Jubiläum: Einsame Spitze: Berlins schönster Aussichtspunkt wird 40

Am 3. Oktober wird der Fernsehturm am Alexanderplatz 40 Jahre alt.

Der pure Zufall und Walter Ulbrichts Terminkalender wollten es, dass der „Fernseh- und UKW-Turm der Deutschen Post Berlin“ just am 3. Oktober 1969 offiziell eröffnet wurde: Als gewissermaßen millionenschwere Gabe stand die monströse Betonröhre, unübersehbar in der Mitte Berlins, auf dem Gabentisch zum 20. Geburtstag der DDR. Dass 21 Jahre später genau dieses Datum zum Staatsfeier-„Tag der deutschen Einheit“ werden sollte, ahnte damals niemand, und so haben nun beide ihren Feiertag, das neue Deutschland und sein höchstes Bauwerk.
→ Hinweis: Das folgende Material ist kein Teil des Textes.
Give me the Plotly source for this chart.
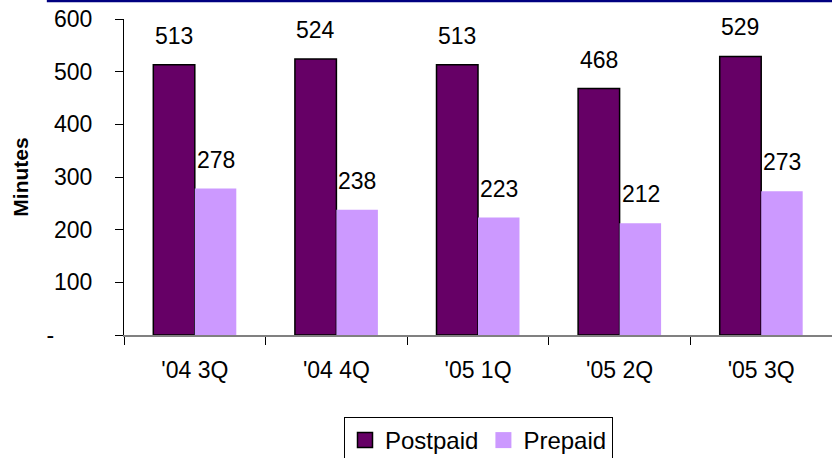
import plotly.graph_objects as go

# Average minutes of use per subscriber, by quarter
quarters = ["'04 3Q", "'04 4Q", "'05 1Q", "'05 2Q", "'05 3Q"]
postpaid = [513, 524, 513, 468, 529]
prepaid = [278, 238, 223, 212, 273]

y_ticks = [0, 100, 200, 300, 400, 500, 600]
y_ticktext = ["-" + "\u00a0" * 6, "100", "200", "300", "400", "500", "600"]

FONT = "Arial, 'Liberation Sans', sans-serif"
POST_COLOR = "#660066"
PRE_COLOR = "#CC99FF"

fig = go.Figure()
fig.add_trace(go.Bar(
    name="Postpaid", x=quarters, y=postpaid, showlegend=False,
    marker=dict(color=POST_COLOR, line=dict(color="black", width=1.5)),
))
fig.add_trace(go.Bar(
    name="Prepaid", x=quarters, y=prepaid, showlegend=False,
    marker=dict(color=PRE_COLOR, line=dict(width=0)),
))

# legend keys drawn as larger square swatches
fig.add_trace(go.Scatter(
    name="Postpaid", x=[None], y=[None], mode="markers",
    marker=dict(symbol="square", size=15, color=POST_COLOR,
                line=dict(color="black", width=1.5)),
))
fig.add_trace(go.Scatter(
    name="Prepaid", x=[None], y=[None], mode="markers",
    marker=dict(symbol="square", size=16, color=PRE_COLOR, line=dict(width=0)),
))

# value labels above each bar
annotations = []
for q, v in zip(quarters, postpaid):
    annotations.append(dict(x=q, y=v, xref="x", yref="y", text=str(v), showarrow=False,
                            xshift=-21, yshift=14, yanchor="bottom",
                            font=dict(family=FONT, size=23, color="black")))
for q, v in zip(quarters, prepaid):
    annotations.append(dict(x=q, y=v, xref="x", yref="y", text=str(v), showarrow=False,
                            xshift=21, yshift=14, yanchor="bottom",
                            font=dict(family=FONT, size=23, color="black")))

fig.update_layout(
    width=832, height=458,
    margin=dict(l=124, r=0, t=19, b=123, autoexpand=False),
    paper_bgcolor="white", plot_bgcolor="white",
    barmode="group", bargap=0.414, bargroupgap=0,
    font=dict(family=FONT, size=23, color="black"),
    annotations=annotations,
    showlegend=True,
    legend=dict(
        orientation="h", xref="container", yref="container",
        x=478.5 / 832, xanchor="center", y=1 - 417 / 458, yanchor="top",
        bordercolor="black", borderwidth=1, font=dict(size=24),
        itemclick=False, itemsizing="trace", tracegroupgap=0,
    ),
    shapes=[dict(type="line", xref="paper", yref="paper",
                 x0=-0.109, x1=1.0, y0=1.057, y1=1.057,
                 line=dict(color="#000080", width=2.5))],
)
fig.update_xaxes(
    type="category", categoryarray=quarters,
    showline=True, linecolor="#808080", linewidth=1.5,
    ticks="outside", tickson="boundaries", ticklen=8, tickcolor="black",
    ticklabelstandoff=14, showgrid=False, zeroline=False,
    tickfont=dict(size=23),
)
fig.update_yaxes(
    range=[0, 600], tickvals=y_ticks, ticktext=y_ticktext,
    showline=True, linecolor="black", linewidth=1,
    ticks="outside", ticklen=8, tickcolor="black",
    ticklabelstandoff=18, showgrid=False, zeroline=False,
    tickfont=dict(size=23),
    title=dict(text="<b>Minutes</b>", font=dict(size=21), standoff=12),
)

fig.write_html("out.html")
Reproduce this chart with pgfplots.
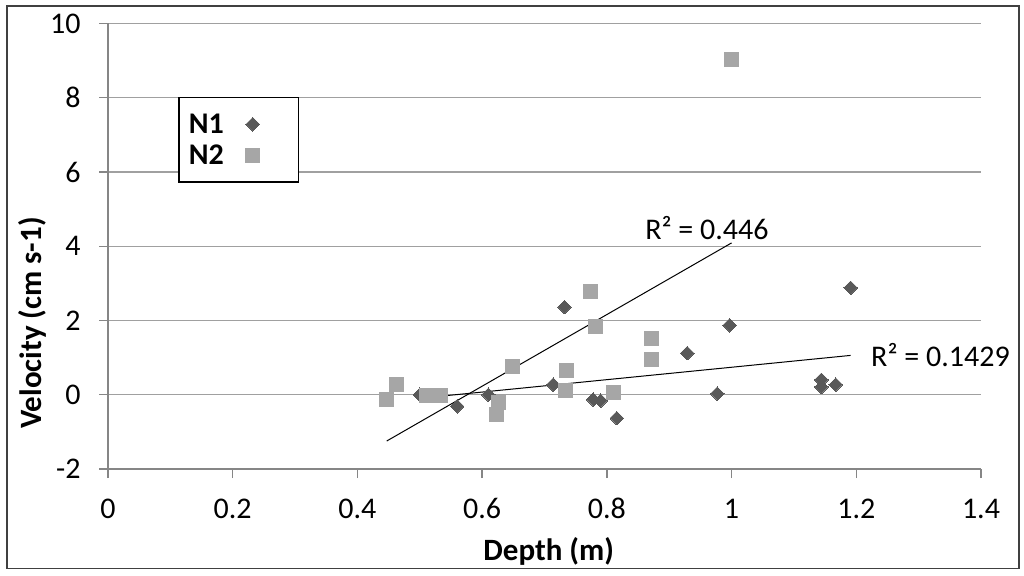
\documentclass[border=0pt]{standalone}
\usepackage{fontspec}
\setmainfont{Carlito}
\usepackage{pgfplots}
\pgfplotsset{compat=1.18}

\definecolor{nOne}{RGB}{89,89,89}
\definecolor{nTwo}{RGB}{166,166,166}
\definecolor{gridc}{RGB}{160,160,160}
\definecolor{axisc}{RGB}{134,134,134}
\definecolor{framec}{RGB}{64,64,64}

% legend: marker only, drawn to the right of the text, with room around it
\pgfplotsset{lgimg/.style={legend image code/.code={%
  \draw[##1, draw=none, mark repeat=2, mark phase=2] plot coordinates {(0pt,0pt) (27pt,0pt) (54pt,0pt)};
  \path[draw=none, fill=none] (0pt,0pt) -- (65pt,0pt);}}}

\begin{document}
\begin{tikzpicture}
\begin{axis}[
    at={(0pt,0pt)}, anchor=south west,
    scale only axis,
    width=873pt, height=445.5pt,
    xmin=0, xmax=1.4,
    ymin=-2, ymax=10,
    xtick={0,0.2,0.4,0.6,0.8,1,1.2,1.4},
    ytick={-2,0,2,4,6,8,10},
    axis lines*=left,
    axis line style={draw=axisc, line width=1.3pt},
    tick style={draw=axisc, line width=1.3pt},
    tick align=outside,
    major tick length=9pt,
    ymajorgrids,
    major grid style={draw=gridc, line width=1.3pt},
    /pgf/number format/assume math mode=true,
    ticklabel style={font=\fontsize{30}{35}\selectfont},
    xticklabel style={anchor=base, yshift=-40pt},
    yticklabel style={anchor=east, xshift=-15pt},
    xlabel={Depth (m)},
    ylabel={Velocity (cm s-1)},
    label style={font=\bfseries\fontsize{31}{36}\selectfont},
    x label style={at={(axis description cs:0.5048,-0.184)}, anchor=center},
    y label style={at={(axis description cs:-0.0871,0.3277)}, anchor=center, rotate=0},
    legend plot pos=right,
    legend style={
        at={(axis description cs:0.0802,0.835)}, anchor=north west,
        draw=black, line width=1.5pt, fill=white,
        font=\bfseries\fontsize{30}{35}\selectfont,
        inner xsep=8pt, inner ysep=14pt, row sep=6pt,
    },
    clip=false,
]

% N1 (diamonds)
\addplot[only marks, mark=square*, mark size=4.8pt,
    mark options={rotate=45, fill=nOne, draw=nOne, line width=0pt}, lgimg]
coordinates {
(0.500,0.00) (0.560,-0.31) (0.610,0.00) (0.714,0.27) (0.732,2.36)
(0.778,-0.13) (0.790,-0.16) (0.816,-0.63) (0.929,1.12) (0.977,0.03)
(0.997,1.87) (1.144,0.40) (1.144,0.21) (1.167,0.27) (1.191,2.88)
};
\addlegendentry{N1}

% N2 (squares)
\addplot[only marks, mark=square*, mark size=7pt,
    mark options={fill=nTwo, draw=nTwo, line width=0pt}, lgimg]
coordinates {
(0.446,-0.13) (0.462,0.27) (0.511,-0.03) (0.522,-0.03) (0.534,-0.03)
(0.623,-0.52) (0.627,-0.21) (0.648,0.75) (0.734,0.12) (0.736,0.64)
(0.774,2.78) (0.782,1.84) (0.810,0.05) (0.871,1.52) (0.871,0.96)
(1.000,9.03)
};
\addlegendentry{N2}

% trend lines
\addplot[black, line width=1pt, forget plot] coordinates {(0.447,-1.246) (1.000,4.09)};
\addplot[black, line width=1pt, forget plot] coordinates {(0.503,-0.09) (1.191,1.06)};

\node[font=\fontsize{30}{35}\selectfont] at (axis cs:0.9605,4.49) {R² = 0.446};
\node[font=\fontsize{30}{35}\selectfont] at (axis cs:1.335,1.07) {R² = 0.1429};
\end{axis}

\draw[framec, line width=1.5pt] (-101pt,-99.5pt) rectangle (911pt,463pt);
\pgfresetboundingbox
\path (-108pt,-106pt) rectangle (916pt,469pt);
\end{tikzpicture}
\end{document}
Der Turm wird 40, und er feiert sich selbst an diesem Tag, zwischen 9 und 24 Uhr, mit einer Reise in die Vergangenheit. „Jeder ist uns willkommen, wir sind offen für alle“, sagt Christina Aue, die Geschäftsführerin der TV-Turm-Gastronomiegesellschaft. Bei diesem kleinen Volksfest 207 Meter über der Stadt möchte man sich ein wenig auf die Schippe nehmen: Die Speisekarte von dazumal wird mit nostalgischer Soljanka, mit Steak ou four oder dem kulinarischen Dauerbrenner Ragout fin wiederbelebt, und die DDR-Sitte des Platziertwerdens findet noch einmal unter großem Gekicher des Personals und dem mäßigen Beifall des Publikums statt: Wieder wird dem Gast jemand an den Tisch gesetzt, irgendwann kommt das Signal: Halten Sie bitte jetzt Ihr Geld bereit! Und nach einer Stunde muss, wie damals, der Platz an der Sonne für den nächsten Turmgaststättengast geräumt werden.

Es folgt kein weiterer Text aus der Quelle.